Fondements mathématiques
Vecteurs et espaces vectoriels
Un vecteur est une suite ordonnée de nombres réels :
\vec{v} = [v_1, v_2, \dots, v_n] \in \mathbb{R}^n
Un espace vectoriel est un ensemble de vecteurs où s’appliquent deux opérations :
- addition de vecteurs,
- multiplication par un scalaire.
Exemple :
- Un produit alimentaire décrit par (protéines, sucres, graisses, sel, fibres) est un vecteur à 5 dimensions.

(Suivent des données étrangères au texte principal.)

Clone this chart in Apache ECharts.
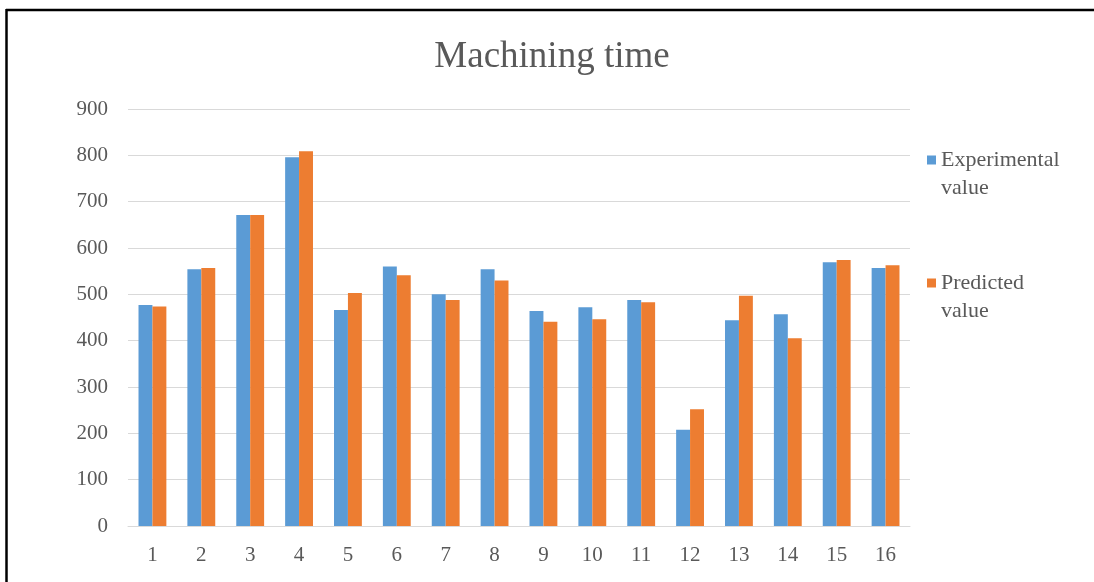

- Une image de 28×28 pixels peut être représentée par un vecteur de dimension 784.
Normes
En géométrie, la norme est une extension de la valeur absolue des nombres aux vecteurs. Elle permet de mesurer la longueur commune à toutes les représentations d'un vecteur dans un espace affine.
Elle définit aussi une distance entre deux vecteurs, invariante par translation et compatible avec la multiplication externe.
Norme L_2 (euclidienne)
Dans le plan, si le vecteur \vec{v} a pour coordonnées (x , y), sa norme s'écrit :
||\vec{v}|| = \sqrt{x^2 + y^2}
par extension à n dimensions
||\vec{v}||_2 = \sqrt{\sum_{i=1}^n v_i^2}
Norme L_1 (Manhattan)
||\vec{v}||_1 = \sum_{i=1}^n |v_i|
Distances
À partir d’une norme, on définit une distance entre vecteurs \vec{u} et \vec{v}.
La distance euclidienne :
d(\vec{u},\vec{v}) = ||\vec{u}-\vec{v}||_2
Produit scalaire et similarité cosinus
Le produit scalaire (inner product ou dot product en anglais) est une opération qui prend deux vecteurs et donne un scalaire (nombre).

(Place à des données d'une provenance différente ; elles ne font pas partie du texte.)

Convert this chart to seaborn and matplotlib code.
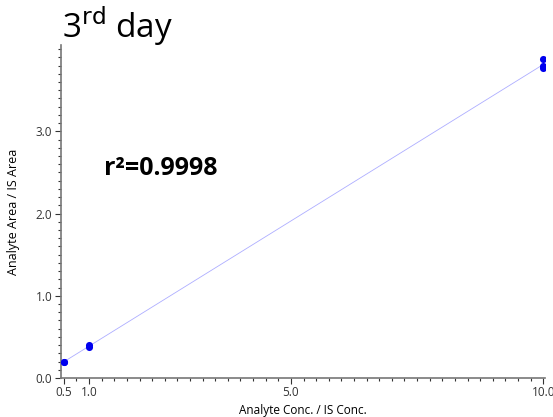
import numpy as np
import pandas as pd
import matplotlib
matplotlib.use("Agg")
import matplotlib.pyplot as plt
from matplotlib.ticker import MultipleLocator, FixedLocator
import seaborn as sns

# Calibration replicates: concentration ratio vs. area ratio
conc = [0.5, 0.5, 1.0, 1.0, 10.0, 10.0, 10.0]
area = [0.19, 0.20, 0.38, 0.40, 3.88, 3.79, 3.77]
x_ticks = [0.5, 1.0, 5.0, 10.0]
y_ticks = [0.0, 1.0, 2.0, 3.0]
r2_label = "r²=0.9998"

sns.set_theme(style="white")
plt.rcParams["font.family"] = ["Open Sans", "DejaVu Sans"]
plt.rcParams["text.color"] = "black"
plt.rcParams["axes.labelcolor"] = "black"

df = pd.DataFrame({"conc": conc, "area": area})
slope, intercept = np.polyfit(df["conc"], df["area"], 1)
fit = pd.DataFrame({"conc": [min(conc), max(conc)]})
fit["area"] = slope * fit["conc"] + intercept

fig = plt.figure(figsize=(5.53, 4.17), dpi=100)
ax = fig.add_axes([0.110, 0.0935, 0.876, 0.7985])

sns.lineplot(data=fit, x="conc", y="area", ax=ax, color="#9999ff",
             linewidth=0.6, alpha=0.8)
sns.scatterplot(data=df, x="conc", y="area", ax=ax, color="#0000ee",
                s=26, edgecolor="#0000ee", linewidth=0, zorder=5)

ax.set_xlim(0.44, 10.04)
ax.set_ylim(0.0, 4.05)
ax.xaxis.set_major_locator(FixedLocator(x_ticks))
ax.yaxis.set_major_locator(FixedLocator(y_ticks))
ax.xaxis.set_minor_locator(MultipleLocator(0.25))
ax.yaxis.set_minor_locator(MultipleLocator(0.1))
ax.set_xticklabels([f"{v:.1f}" for v in x_ticks])
ax.set_yticklabels([f"{v:.1f}" for v in y_ticks])

for side in ("top", "right"):
    ax.spines[side].set_visible(False)
for side in ("left", "bottom"):
    ax.spines[side].set_color("#777777")
    ax.spines[side].set_linewidth(1.2)

ax.tick_params(axis="both", which="major", direction="out", length=4,
               width=0.8, color="#333333", labelsize=8.5, pad=2,
               labelcolor="#333333", left=True, bottom=True)
ax.tick_params(axis="both", which="minor", direction="out", length=2.5,
               width=0.8, color="#333333", left=True, bottom=True)

ax.set_xlabel("Analyte Conc. / IS Conc.", fontsize=8.5, labelpad=3)
ax.set_ylabel("Analyte Area / IS Area", fontsize=9, labelpad=11)
ax.grid(False)

ax.text(0.09, 0.63, r2_label, transform=ax.transAxes, fontsize=18,
        fontweight="bold", ha="left", va="center")
fig.text(0.112, 0.886, "3$^{\\mathrm{rd}}$ day", fontsize=24,
         ha="left", va="bottom")

fig.savefig("out.png", dpi=100)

\vec{u} \cdot \vec{v} = \sum_{i=1}^n u_i v_i
ou
\vec{u} \cdot \vec{v} = ||\vec{u}|| \cdot ||\vec{v}|| \cdot cos(\theta)
Le produit scalaire relie longueurs et angles. Il permet d'exploiter les notions de la géométrie euclidienne traditionnelle : longueurs, angles, orthogonalité en deux, trois ou plus de dimensions.
La similarité cosinus est donnée par :
\cos(\theta) = \frac{\vec{u} \cdot \vec{v}}{||\vec{u}|| \cdot ||\vec{v}||}
Elle est utilisée pour comparer deux vecteurs indépendamment de leur taille (ex. documents textuels).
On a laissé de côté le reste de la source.